begin Provided material
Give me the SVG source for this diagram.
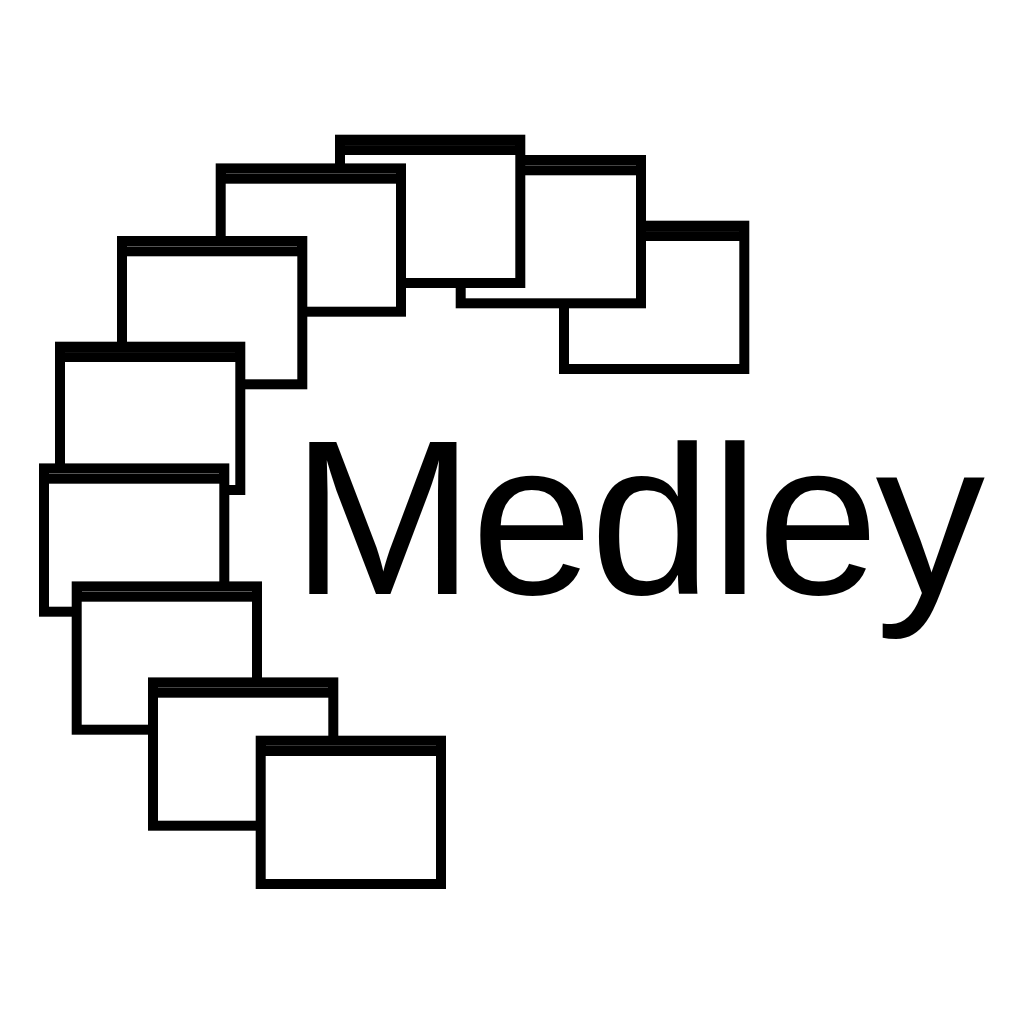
<svg xmlns="http://www.w3.org/2000/svg" xmlns:xlink="http://www.w3.org/1999/xlink" width="1024" height="1024" viewBox="0 0 1024 1024">
<style>
.outer{fill:#000}
.inner{fill:#fff}
.h1{fill:#111}
.h3{fill:#333}
.h4{fill:#444}
.h5{fill:#555}
.label{font-family:"Liberation Sans",Arial,sans-serif;font-size:219px;fill:#000}
</style>
<defs>
<g id="win">
<rect class="outer" width="190.3" height="153.3"/>
<rect class="inner" x="10" y="20.3" width="170.3" height="123"/>
</g>
<clipPath id="capline"><rect x="0" y="440.3" width="1024" height="300"/></clipPath>
</defs>
<rect width="1024" height="1024" fill="#fff"/>
<g id="w1"><use xlink:href="#win" href="#win" x="559" y="220.7"/><rect class="h1" x="569" y="231" width="170" height="1"/></g>
<g id="w2"><use xlink:href="#win" href="#win" x="455.7" y="155"/><rect class="h4" x="466" y="165" width="170" height="1"/></g>
<g id="w3"><use xlink:href="#win" href="#win" x="335" y="134.7"/><rect class="h1" x="345" y="145" width="170" height="1"/></g>
<g id="w4"><use xlink:href="#win" href="#win" x="215.7" y="163.4"/><rect class="h4" x="226" y="173" width="170" height="1"/></g>
<g id="w5"><use xlink:href="#win" href="#win" x="117" y="236"/><rect class="h5" x="127" y="246" width="170" height="1"/></g>
<g id="w6"><use xlink:href="#win" href="#win" x="55" y="341.7"/><rect class="h1" x="65" y="352" width="170" height="1"/></g>
<g id="w7"><use xlink:href="#win" href="#win" x="39" y="463.4"/><rect class="h5" x="49" y="473" width="170" height="1"/></g>
<g id="w8"><use xlink:href="#win" href="#win" x="71.7" y="581.4"/><rect class="h5" x="82" y="591" width="170" height="1"/></g>
<g id="w9"><use xlink:href="#win" href="#win" x="148" y="677.4"/><rect class="h4" x="158" y="687" width="170" height="1"/></g>
<g id="w10"><use xlink:href="#win" href="#win" x="255.7" y="735.7"/><rect class="h3" x="266" y="745" width="170" height="1"/></g>
<g id="connectors"></g>
<text id="title" class="label" y="594.3" clip-path="url(#capline)"><tspan x="291.3" font-size="220">M</tspan><tspan x="471">e</tspan><tspan x="589.7">d</tspan><tspan x="710.6">l</tspan><tspan x="757">e</tspan><tspan x="875.5">y</tspan></text>
</svg>
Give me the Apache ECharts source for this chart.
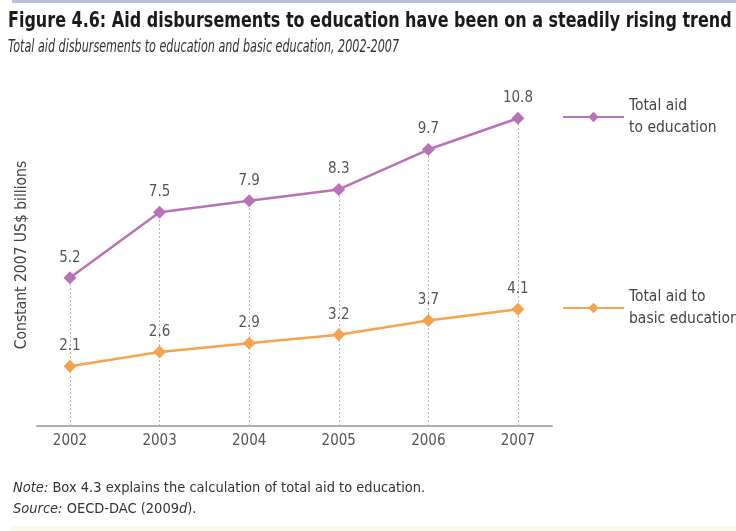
<!DOCTYPE html>
<html>
<head>
<meta charset="utf-8">
<style>
  html, body { margin: 0; padding: 0; background: #ffffff; }
  #chart { width: 736px; height: 531px; }
</style>
<script src="https://cdn.jsdelivr.net/npm/echarts@6/dist/echarts.min.js"></script>
</head>
<body>
<div id="chart"></div>
<script>
// Years and disbursements (constant 2007 US$ billions)
const years = [2002, 2003, 2004, 2005, 2006, 2007];
const totalAidEducation = [5.2, 7.5, 7.9, 8.3, 9.7, 10.8];
const totalAidBasicEducation = [2.1, 2.6, 2.9, 3.2, 3.7, 4.1];

const seriesNames = ['Total aid\nto education', 'Total aid to\nbasic education'];
const titleText = 'Figure 4.6: Aid disbursements to education have been on a steadily rising trend';
const subtitleText = 'Total aid disbursements to education and basic education, 2002-2007';
const yAxisTitle = 'Constant 2007 US$ billions';

const PURPLE = '#b872b6';
const ORANGE = '#f6a24f';
const FONT = '"DejaVu Sans Condensed", "Liberation Sans Narrow", "Liberation Sans", sans-serif';

const pairs = (vals) => years.map((y, i) => [y, vals[i]]);

// Dotted drop lines from the axis up to each upper point
const dropLines = years.map((y, i) => [
  { coord: [y, 0] },
  { coord: [y, totalAidEducation[i]] }
]);

const labelStyle = {
  show: true,
  position: 'top',
  distance: 6,
  color: '#555555',
  fontSize: 15,
  fontFamily: FONT
};

const legendText = { fontFamily: FONT, fontSize: 15.5, color: '#444444', lineHeight: 22 };

const chart = echarts.init(document.getElementById('chart'), null, { renderer: 'canvas' });

chart.setOption({
  animation: false,
  backgroundColor: '#ffffff',
  legend: [
    {
      data: [seriesNames[0]],
      left: 557,
      top: 90,
      itemWidth: 61,
      itemHeight: 13,
      itemGap: 0,
      textStyle: legendText
    },
    {
      data: [seriesNames[1]],
      left: 557,
      top: 281,
      itemWidth: 61,
      itemHeight: 13,
      itemGap: 0,
      textStyle: legendText
    }
  ],
  grid: { left: 37, right: 184, top: 84, bottom: 105, containLabel: false },
  xAxis: {
    type: 'value',
    min: 2001.632,
    max: 2007.38,
    axisLine: { show: true, lineStyle: { color: '#b0b0b0', width: 2 } },
    axisTick: { show: false },
    splitLine: { show: false },
    axisLabel: {
      customValues: years,
      formatter: (v) => String(v),
      color: '#555555',
      fontSize: 15,
      fontFamily: FONT,
      margin: 8
    }
  },
  yAxis: {
    type: 'value',
    min: 0,
    max: 12,
    name: yAxisTitle,
    nameLocation: 'middle',
    nameRotate: 90,
    nameGap: 7,
    nameTextStyle: { fontFamily: FONT, fontSize: 15.5, color: '#444444' },
    axisLine: { show: false },
    axisTick: { show: false },
    axisLabel: { show: false },
    splitLine: { show: false }
  },
  series: [
    {
      name: seriesNames[0],
      type: 'line',
      data: pairs(totalAidEducation),
      symbol: 'diamond',
      symbolSize: 13,
      z: 4,
      lineStyle: { color: PURPLE, width: 2.5 },
      itemStyle: { color: PURPLE },
      label: labelStyle,
      markLine: {
        silent: true,
        symbol: ['none', 'none'],
        label: { show: false },
        lineStyle: { color: '#b8b8b8', type: [2, 2], width: 1 },
        data: dropLines,
        z: 1
      }
    },
    {
      name: seriesNames[1],
      type: 'line',
      data: pairs(totalAidBasicEducation),
      symbol: 'diamond',
      symbolSize: 13,
      z: 4,
      lineStyle: { color: ORANGE, width: 2.5 },
      itemStyle: { color: ORANGE },
      label: labelStyle
    }
  ],
  graphic: [
    {
      type: 'rect',
      shape: { x: 12, y: 0, width: 724, height: 3 },
      style: { fill: '#b9c0de' }
    },
    {
      type: 'rect',
      shape: { x: 10, y: 526, width: 726, height: 5 },
      style: { fill: '#fbf8ec' }
    },
    {
      type: 'text',
      x: 8,
      y: 10,
      scaleX: 0.808,
      style: {
        text: titleText,
        font: 'bold 22px ' + FONT,
        fill: '#1a1a1a'
      }
    },
    {
      type: 'text',
      x: 8,
      y: 38,
      scaleX: 0.69,
      style: {
        text: subtitleText,
        font: 'italic 18px ' + FONT,
        fill: '#333333'
      }
    },
    {
      type: 'text',
      x: 13,
      y: 481,
      style: {
        text: '{i|Note:} Box 4.3 explains the calculation of total aid to education.',
        rich: { i: { fontStyle: 'italic', fontFamily: FONT, fontSize: 14.5, fill: '#333333' } },
        font: '14.5px ' + FONT,
        fill: '#333333'
      }
    },
    {
      type: 'text',
      x: 13,
      y: 502,
      style: {
        text: '{i|Source:} OECD-DAC (2009{i|d}).',
        rich: { i: { fontStyle: 'italic', fontFamily: FONT, fontSize: 14.5, fill: '#333333' } },
        font: '14.5px ' + FONT,
        fill: '#333333'
      }
    }
  ]
});
</script>
</body>
</html>
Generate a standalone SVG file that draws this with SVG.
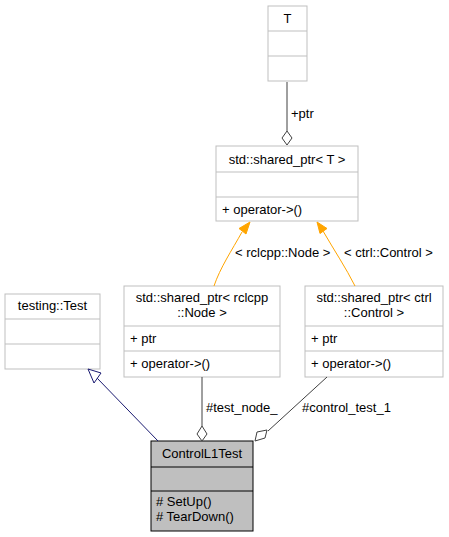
end Provided material
*Description of the task:* Working from the entries above, return all lines that contain "Give".

*Written solution:*
Give me the SVG source for this diagram.
Give me the Apache ECharts source for this chart.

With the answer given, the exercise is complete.